[WORK TO BE COMPLETED]:
Quote from the first line below through the line that contains "minimum height=105pt] (lin)", both included, and leave the pictures out.

[PROVIDED MATERIAL]:
● ● ●

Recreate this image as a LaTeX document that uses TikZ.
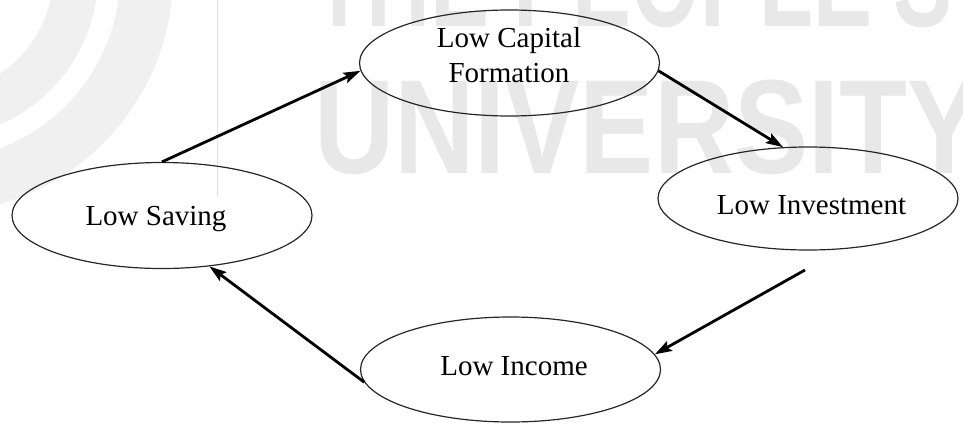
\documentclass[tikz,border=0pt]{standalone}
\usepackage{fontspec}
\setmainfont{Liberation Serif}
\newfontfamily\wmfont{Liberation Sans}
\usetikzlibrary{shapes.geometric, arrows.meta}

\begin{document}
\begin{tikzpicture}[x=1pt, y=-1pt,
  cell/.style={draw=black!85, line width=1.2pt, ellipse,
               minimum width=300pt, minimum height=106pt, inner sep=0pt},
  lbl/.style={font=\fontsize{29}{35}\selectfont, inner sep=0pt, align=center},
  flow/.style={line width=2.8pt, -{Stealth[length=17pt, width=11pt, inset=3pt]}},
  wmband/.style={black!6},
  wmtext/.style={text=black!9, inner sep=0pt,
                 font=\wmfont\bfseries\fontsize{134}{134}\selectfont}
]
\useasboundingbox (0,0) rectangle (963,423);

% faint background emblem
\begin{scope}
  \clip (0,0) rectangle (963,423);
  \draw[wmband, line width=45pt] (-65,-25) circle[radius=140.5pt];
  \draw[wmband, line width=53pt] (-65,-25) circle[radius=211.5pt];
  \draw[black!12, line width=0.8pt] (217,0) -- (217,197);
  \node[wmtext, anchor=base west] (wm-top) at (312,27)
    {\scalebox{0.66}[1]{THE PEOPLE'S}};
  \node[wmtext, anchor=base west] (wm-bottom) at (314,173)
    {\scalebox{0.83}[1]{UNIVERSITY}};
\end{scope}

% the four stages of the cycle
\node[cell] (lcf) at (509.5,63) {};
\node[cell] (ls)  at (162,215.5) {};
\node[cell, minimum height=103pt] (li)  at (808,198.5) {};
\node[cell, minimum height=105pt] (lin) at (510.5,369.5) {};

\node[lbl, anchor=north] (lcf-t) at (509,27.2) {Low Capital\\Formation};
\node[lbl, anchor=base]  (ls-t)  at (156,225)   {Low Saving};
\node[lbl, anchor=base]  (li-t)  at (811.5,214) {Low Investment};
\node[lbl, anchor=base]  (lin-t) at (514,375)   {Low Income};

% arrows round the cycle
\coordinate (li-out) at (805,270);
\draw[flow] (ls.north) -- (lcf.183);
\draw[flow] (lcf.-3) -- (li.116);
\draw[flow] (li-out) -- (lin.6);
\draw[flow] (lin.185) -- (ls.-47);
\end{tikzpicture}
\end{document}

● ● ●

[OUTPUT BELOW]:
Recreate this image as a LaTeX document that uses TikZ.
\documentclass[tikz,border=0pt]{standalone}
\usepackage{fontspec}
\setmainfont{Liberation Serif}
\newfontfamily\wmfont{Liberation Sans}
\usetikzlibrary{shapes.geometric, arrows.meta}

\begin{document}
\begin{tikzpicture}[x=1pt, y=-1pt,
  cell/.style={draw=black!85, line width=1.2pt, ellipse,
               minimum width=300pt, minimum height=106pt, inner sep=0pt},
  lbl/.style={font=\fontsize{29}{35}\selectfont, inner sep=0pt, align=center},
  flow/.style={line width=2.8pt, -{Stealth[length=17pt, width=11pt, inset=3pt]}},
  wmband/.style={black!6},
  wmtext/.style={text=black!9, inner sep=0pt,
                 font=\wmfont\bfseries\fontsize{134}{134}\selectfont}
]
\useasboundingbox (0,0) rectangle (963,423);

% faint background emblem
\begin{scope}
  \clip (0,0) rectangle (963,423);
  \draw[wmband, line width=45pt] (-65,-25) circle[radius=140.5pt];
  \draw[wmband, line width=53pt] (-65,-25) circle[radius=211.5pt];
  \draw[black!12, line width=0.8pt] (217,0) -- (217,197);
  \node[wmtext, anchor=base west] (wm-top) at (312,27)
    {\scalebox{0.66}[1]{THE PEOPLE'S}};
  \node[wmtext, anchor=base west] (wm-bottom) at (314,173)
    {\scalebox{0.83}[1]{UNIVERSITY}};
\end{scope}

% the four stages of the cycle
\node[cell] (lcf) at (509.5,63) {};
\node[cell] (ls)  at (162,215.5) {};
\node[cell, minimum height=103pt] (li)  at (808,198.5) {};
\node[cell, minimum height=105pt] (lin) at (510.5,369.5) {};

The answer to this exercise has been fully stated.